Transistors such as metal oxide semiconductor field effect transistors (MOSFETs) or simply field effect transistors (FETs) are the core building blocks of the vast majority of semiconductor integrated circuits (ICs). A FET includes source and drain regions between which a current can flow through a channel under the influence of a bias applied to a gate electrode that overlies the channel. Some semiconductor ICs, such as high performance microprocessors, can include millions of FETs. For such ICs, decreasing transistor size and thus increasing transistor density has traditionally been a high priority in the semiconductor manufacturing industry. Transistor performance, however, must be maintained even as the transistor size decreases.
A Fin field-effect transistor (FinFET) is a type of transistor that lends itself to the dual goals of reducing transistor size while maintaining transistor performance. The FinFET is a three dimensional transistor formed using a thin fin that extends upwardly from a semiconductor substrate. Transistor performance, often measured by its transconductance, is proportional to the width of the transistor channel. In a FinFET the transistor channel is formed along the vertical sidewall surfaces of the fin or on both vertical sidewall surfaces and the top horizontal plane of the fin, so a wide channel, and hence high performance, can be achieved without substantially increasing the area of the substrate surface required by the transistor.

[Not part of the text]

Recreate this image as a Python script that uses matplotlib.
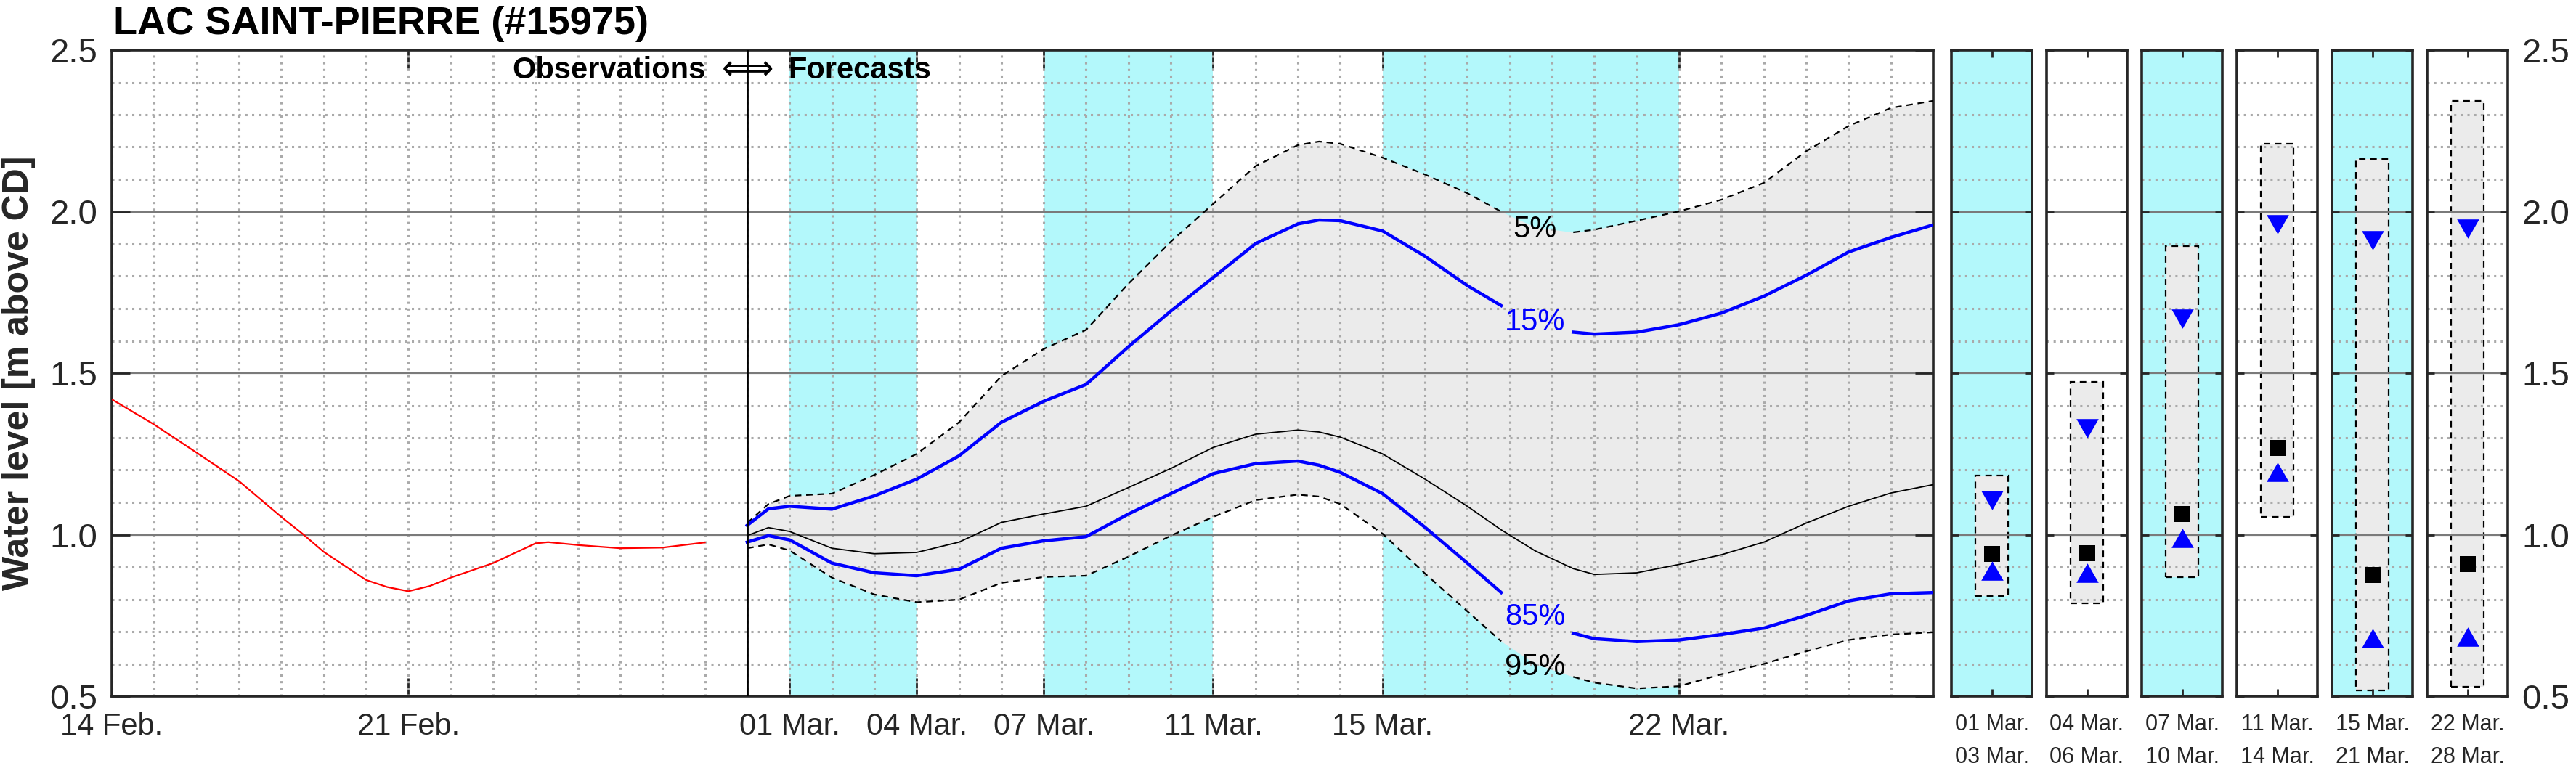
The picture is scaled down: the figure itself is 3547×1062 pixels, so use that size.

FinFETs provide a promising candidate for small line width technology (e.g., approximately 22 nm and below) because of their excellent short channel effect control and scalability. However, FinFETs are often formed as an array on a bulk substrate or a silicon-on-insulator (SOI) substrate in an integrated circuit, with the FinFETs densely formed on the substrates and with the substrates including a base that connects the fins. The integrate circuits that include the FinFETs often suffer from sub-fin current leakage, especially when the FinFETs are formed on a bulk substrate, whereby some of the current that is passed between a source and drain for one FinFET passes through a body of the fin to other FinFETs that are formed on the fin, thereby affecting operation of the FinFETs on the fin.
Various solutions to minimize or prevent current leakage have been proposed. For example, silicon-on-insulator configurations have been employed to hinder current leakage between fins. Dopant implantation has also been applied to hinder current leakage in configurations where the fins are formed in bulk semiconductor material. In particular, with dopant implantation to hinder current leakage, bulk semiconductor material between fins and at a bottom of the fins, where the fins attach to the bulk substrate, is doped with a dopant that hinders flow of current therethrough. However, dopant implantation to hinder current leakage is difficult to accurately control and may adversely impact desired operation of the FinFETs.
Accordingly, it is desirable to provide integrated circuits that have FinFETs and methods of fabricating the integrated circuits that have FinFETs that resist sub-fin current leakage without adversely impacting desired operation of the FinFETs in the integrated circuits. Furthermore, other desirable features and characteristics of the present invention will become apparent from the subsequent detailed description of the invention and the appended claims, taken in conjunction with the accompanying drawings and this background of the invention.